• _Dataset content_
◆ ◆ ◆
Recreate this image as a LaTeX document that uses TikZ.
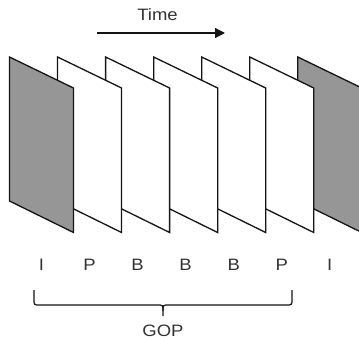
\documentclass[tikz,border=0pt]{standalone}
\usepackage{fontspec}
\usepackage{graphicx}
\setmainfont{Liberation Sans}
\usetikzlibrary{arrows.meta}
\definecolor{frameGray}{HTML}{969696}
\definecolor{lineCol}{HTML}{141414}
\tikzset{
  frameline/.style={draw=lineCol, line width=1.3pt, line join=miter},
  iframe/.style={frameline, fill=frameGray},
  pframe/.style={frameline, fill=white},
  lbl/.style={font=\fontsize{16.5}{19}\selectfont, text=black!80, inner sep=0pt},
}
\newcommand{\wtxt}[1]{\scalebox{1.12}[1]{#1}}
\begin{document}
\begin{tikzpicture}[x=1pt,y=-1pt]
\useasboundingbox (0,0) rectangle (359,340);
\clip (0,0) rectangle (359,340);
% frames, drawn back to front
\foreach \i/\st in {6/iframe,5/pframe,4/pframe,3/pframe,2/pframe,1/pframe,0/iframe}{
  \pgfmathsetmacro{\xl}{9.5+48.05*\i}
  \draw[\st] (\xl,57) -- (\xl+64,88) -- (\xl+64,232.5) -- (\xl,201) -- cycle;
}
% labels
\node[lbl] (l0) at (41.5,265) {\wtxt{I}};
\node[lbl] (l1) at (89.5,265) {\wtxt{P}};
\node[lbl] (l2) at (137.6,265) {\wtxt{B}};
\node[lbl] (l3) at (185.6,265) {\wtxt{B}};
\node[lbl] (l4) at (233.7,265) {\wtxt{B}};
\node[lbl] (l5) at (281.7,265) {\wtxt{P}};
\node[lbl] (l6) at (329.8,265) {\wtxt{I}};
% time arrow
\node[lbl] (time) at (157.5,15) {\wtxt{Time}};
\coordinate (ta) at (97,33);
\coordinate (tb) at (225,33);
\draw[lineCol, line width=1.3pt, -{Triangle[length=10pt,width=10pt]}] (ta) -- (tb);
% brace
\draw[lineCol, line width=1.2pt] (34,290) -- (34,299) .. controls (34,305) .. (40,305) -- (157,305)
  .. controls (163,305) .. (163,311) -- (163,316);
\draw[lineCol, line width=1.2pt] (292,290) -- (292,299) .. controls (292,305) .. (286,305) -- (169,305)
  .. controls (163,305) .. (163,311);
\node[lbl] (gop) at (163,331) {\wtxt{GOP}};
\end{tikzpicture}
\end{document}
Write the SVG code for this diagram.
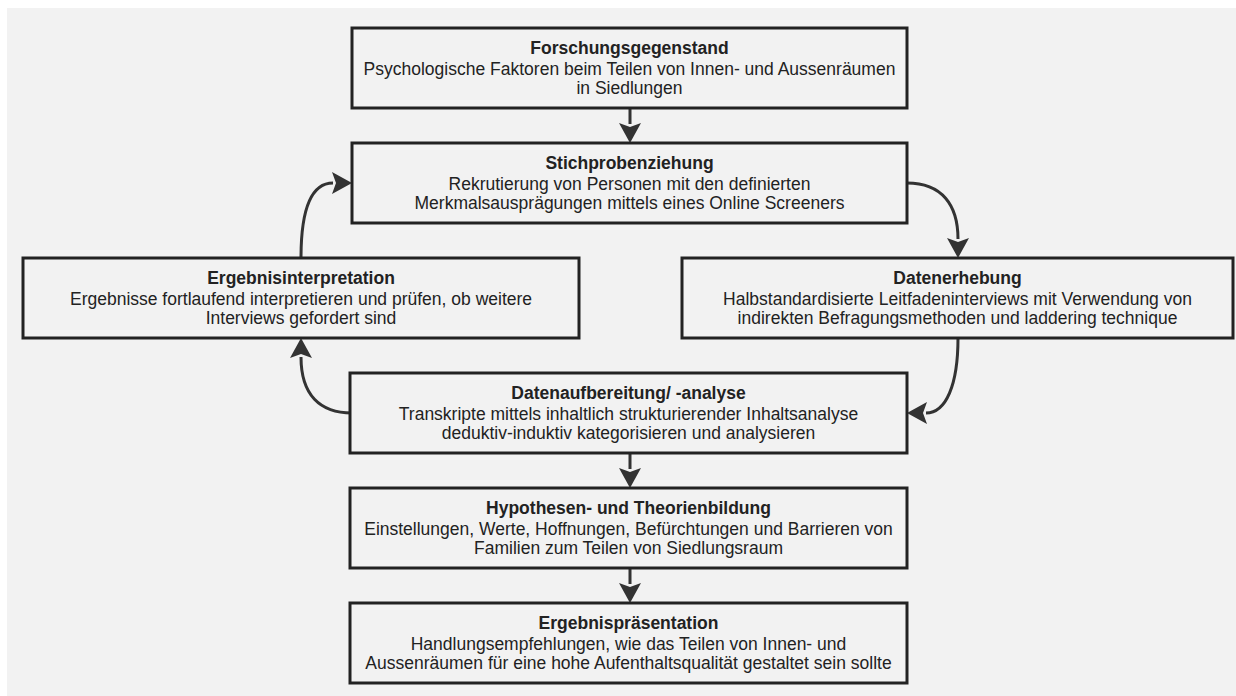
<svg xmlns="http://www.w3.org/2000/svg" width="1236" height="696" viewBox="0 0 1236 696">
  <style>
    .box { fill: #f2f2f2; stroke: #222222; stroke-width: 3; }
    .t { font-family: "Liberation Sans", Arial, sans-serif; font-size: 17.5px; fill: #222222; text-anchor: middle; }
    .b { font-weight: bold; }
    .conn { fill: none; stroke: #333333; stroke-width: 3; }
  </style>
  <defs>
    <marker id="arrow" markerUnits="userSpaceOnUse" markerWidth="22" markerHeight="24" refX="1" refY="12" orient="auto" viewBox="0 0 22 24">
      <path d="M0,1 L20,12 L0,23 L4,12 Z" fill="#333333"/>
    </marker>
  </defs>
  <rect x="7" y="8" width="1229" height="688" fill="#f2f2f2"/>

  <g id="connectors">
    <path class="conn" d="M630,108 L630,124" marker-end="url(#arrow)"/>
    <path class="conn" d="M907,183 C942,183 958,205 958,239" marker-end="url(#arrow)"/>
    <path class="conn" d="M958,338 C958,385 946,413 926,413" marker-end="url(#arrow)"/>
    <path class="conn" d="M352,413 C320,413 301,395 301,357" marker-end="url(#arrow)"/>
    <path class="conn" d="M301,258 C301,212 310,183 333,183" marker-end="url(#arrow)"/>
    <path class="conn" d="M630,453 L630,469" marker-end="url(#arrow)"/>
    <path class="conn" d="M630,568 L630,584" marker-end="url(#arrow)"/>
  </g>

  <g id="forschungsgegenstand">
    <rect class="box" x="352" y="28" width="555" height="80"/>
    <text class="t b" x="629.5" y="54">Forschungsgegenstand</text>
    <text class="t" x="629.5" y="75">Psychologische Faktoren beim Teilen von Innen- und Aussenräumen</text>
    <text class="t" x="629.5" y="94">in Siedlungen</text>
  </g>

  <g id="stichprobenziehung">
    <rect class="box" x="352" y="143" width="555" height="80"/>
    <text class="t b" x="629.5" y="169">Stichprobenziehung</text>
    <text class="t" x="629.5" y="190">Rekrutierung von Personen mit den definierten</text>
    <text class="t" x="629.5" y="209">Merkmalsausprägungen mittels eines Online Screeners</text>
  </g>

  <g id="ergebnisinterpretation">
    <rect class="box" x="23" y="258" width="556" height="80"/>
    <text class="t b" x="301" y="284">Ergebnisinterpretation</text>
    <text class="t" x="301" y="305">Ergebnisse fortlaufend interpretieren und prüfen, ob weitere</text>
    <text class="t" x="301" y="324">Interviews gefordert sind</text>
  </g>

  <g id="datenerhebung">
    <rect class="box" x="682" y="258" width="551" height="80"/>
    <text class="t b" x="957.5" y="284">Datenerhebung</text>
    <text class="t" x="957.5" y="305">Halbstandardisierte Leitfadeninterviews mit Verwendung von</text>
    <text class="t" x="957.5" y="324">indirekten Befragungsmethoden und laddering technique</text>
  </g>

  <g id="datenaufbereitung">
    <rect class="box" x="350" y="373" width="557" height="80"/>
    <text class="t b" x="628.5" y="399">Datenaufbereitung/ -analyse</text>
    <text class="t" x="628.5" y="420">Transkripte mittels inhaltlich strukturierender Inhaltsanalyse</text>
    <text class="t" x="628.5" y="439">deduktiv-induktiv kategorisieren und analysieren</text>
  </g>

  <g id="hypothesenbildung">
    <rect class="box" x="350" y="488" width="557" height="80"/>
    <text class="t b" x="628.5" y="514">Hypothesen- und Theorienbildung</text>
    <text class="t" x="628.5" y="535">Einstellungen, Werte, Hoffnungen, Befürchtungen und Barrieren von</text>
    <text class="t" x="628.5" y="554">Familien zum Teilen von Siedlungsraum</text>
  </g>

  <g id="ergebnispraesentation">
    <rect class="box" x="350" y="603" width="557" height="80"/>
    <text class="t b" x="628.5" y="629">Ergebnispräsentation</text>
    <text class="t" x="628.5" y="650">Handlungsempfehlungen, wie das Teilen von Innen- und</text>
    <text class="t" x="628.5" y="669">Aussenräumen für eine hohe Aufenthaltsqualität gestaltet sein sollte</text>
  </g>
</svg>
◆ ◆ ◆
Set the listing down in full and exactly. Pictures within it should not appear in the copy.

• _Full response_
Recreate this image as a LaTeX document that uses TikZ.
\documentclass[tikz,border=0pt]{standalone}
\usepackage{fontspec}
\usepackage{graphicx}
\setmainfont{Liberation Sans}
\usetikzlibrary{arrows.meta}
\definecolor{frameGray}{HTML}{969696}
\definecolor{lineCol}{HTML}{141414}
\tikzset{
  frameline/.style={draw=lineCol, line width=1.3pt, line join=miter},
  iframe/.style={frameline, fill=frameGray},
  pframe/.style={frameline, fill=white},
  lbl/.style={font=\fontsize{16.5}{19}\selectfont, text=black!80, inner sep=0pt},
}
\newcommand{\wtxt}[1]{\scalebox{1.12}[1]{#1}}
\begin{document}
\begin{tikzpicture}[x=1pt,y=-1pt]
\useasboundingbox (0,0) rectangle (359,340);
\clip (0,0) rectangle (359,340);
% frames, drawn back to front
\foreach \i/\st in {6/iframe,5/pframe,4/pframe,3/pframe,2/pframe,1/pframe,0/iframe}{
  \pgfmathsetmacro{\xl}{9.5+48.05*\i}
  \draw[\st] (\xl,57) -- (\xl+64,88) -- (\xl+64,232.5) -- (\xl,201) -- cycle;
}
% labels
\node[lbl] (l0) at (41.5,265) {\wtxt{I}};
\node[lbl] (l1) at (89.5,265) {\wtxt{P}};
\node[lbl] (l2) at (137.6,265) {\wtxt{B}};
\node[lbl] (l3) at (185.6,265) {\wtxt{B}};
\node[lbl] (l4) at (233.7,265) {\wtxt{B}};
\node[lbl] (l5) at (281.7,265) {\wtxt{P}};
\node[lbl] (l6) at (329.8,265) {\wtxt{I}};
% time arrow
\node[lbl] (time) at (157.5,15) {\wtxt{Time}};
\coordinate (ta) at (97,33);
\coordinate (tb) at (225,33);
\draw[lineCol, line width=1.3pt, -{Triangle[length=10pt,width=10pt]}] (ta) -- (tb);
% brace
\draw[lineCol, line width=1.2pt] (34,290) -- (34,299) .. controls (34,305) .. (40,305) -- (157,305)
  .. controls (163,305) .. (163,311) -- (163,316);
\draw[lineCol, line width=1.2pt] (292,290) -- (292,299) .. controls (292,305) .. (286,305) -- (169,305)
  .. controls (163,305) .. (163,311);
\node[lbl] (gop) at (163,331) {\wtxt{GOP}};
\end{tikzpicture}
\end{document}
Write the SVG code for this diagram.
<svg xmlns="http://www.w3.org/2000/svg" width="1236" height="696" viewBox="0 0 1236 696">
  <style>
    .box { fill: #f2f2f2; stroke: #222222; stroke-width: 3; }
    .t { font-family: "Liberation Sans", Arial, sans-serif; font-size: 17.5px; fill: #222222; text-anchor: middle; }
    .b { font-weight: bold; }
    .conn { fill: none; stroke: #333333; stroke-width: 3; }
  </style>
  <defs>
    <marker id="arrow" markerUnits="userSpaceOnUse" markerWidth="22" markerHeight="24" refX="1" refY="12" orient="auto" viewBox="0 0 22 24">
      <path d="M0,1 L20,12 L0,23 L4,12 Z" fill="#333333"/>
    </marker>
  </defs>
  <rect x="7" y="8" width="1229" height="688" fill="#f2f2f2"/>

  <g id="connectors">
    <path class="conn" d="M630,108 L630,124" marker-end="url(#arrow)"/>
    <path class="conn" d="M907,183 C942,183 958,205 958,239" marker-end="url(#arrow)"/>
    <path class="conn" d="M958,338 C958,385 946,413 926,413" marker-end="url(#arrow)"/>
    <path class="conn" d="M352,413 C320,413 301,395 301,357" marker-end="url(#arrow)"/>
    <path class="conn" d="M301,258 C301,212 310,183 333,183" marker-end="url(#arrow)"/>
    <path class="conn" d="M630,453 L630,469" marker-end="url(#arrow)"/>
    <path class="conn" d="M630,568 L630,584" marker-end="url(#arrow)"/>
  </g>

  <g id="forschungsgegenstand">
    <rect class="box" x="352" y="28" width="555" height="80"/>
    <text class="t b" x="629.5" y="54">Forschungsgegenstand</text>
    <text class="t" x="629.5" y="75">Psychologische Faktoren beim Teilen von Innen- und Aussenräumen</text>
    <text class="t" x="629.5" y="94">in Siedlungen</text>
  </g>

  <g id="stichprobenziehung">
    <rect class="box" x="352" y="143" width="555" height="80"/>
    <text class="t b" x="629.5" y="169">Stichprobenziehung</text>
    <text class="t" x="629.5" y="190">Rekrutierung von Personen mit den definierten</text>
    <text class="t" x="629.5" y="209">Merkmalsausprägungen mittels eines Online Screeners</text>
  </g>

  <g id="ergebnisinterpretation">
    <rect class="box" x="23" y="258" width="556" height="80"/>
    <text class="t b" x="301" y="284">Ergebnisinterpretation</text>
    <text class="t" x="301" y="305">Ergebnisse fortlaufend interpretieren und prüfen, ob weitere</text>
    <text class="t" x="301" y="324">Interviews gefordert sind</text>
  </g>

  <g id="datenerhebung">
    <rect class="box" x="682" y="258" width="551" height="80"/>
    <text class="t b" x="957.5" y="284">Datenerhebung</text>
    <text class="t" x="957.5" y="305">Halbstandardisierte Leitfadeninterviews mit Verwendung von</text>
    <text class="t" x="957.5" y="324">indirekten Befragungsmethoden und laddering technique</text>
  </g>

  <g id="datenaufbereitung">
    <rect class="box" x="350" y="373" width="557" height="80"/>
    <text class="t b" x="628.5" y="399">Datenaufbereitung/ -analyse</text>
    <text class="t" x="628.5" y="420">Transkripte mittels inhaltlich strukturierender Inhaltsanalyse</text>
    <text class="t" x="628.5" y="439">deduktiv-induktiv kategorisieren und analysieren</text>
  </g>

  <g id="hypothesenbildung">
    <rect class="box" x="350" y="488" width="557" height="80"/>
    <text class="t b" x="628.5" y="514">Hypothesen- und Theorienbildung</text>
    <text class="t" x="628.5" y="535">Einstellungen, Werte, Hoffnungen, Befürchtungen und Barrieren von</text>
    <text class="t" x="628.5" y="554">Familien zum Teilen von Siedlungsraum</text>
  </g>

  <g id="ergebnispraesentation">
    <rect class="box" x="350" y="603" width="557" height="80"/>
    <text class="t b" x="628.5" y="629">Ergebnispräsentation</text>
    <text class="t" x="628.5" y="650">Handlungsempfehlungen, wie das Teilen von Innen- und</text>
    <text class="t" x="628.5" y="669">Aussenräumen für eine hohe Aufenthaltsqualität gestaltet sein sollte</text>
  </g>
</svg>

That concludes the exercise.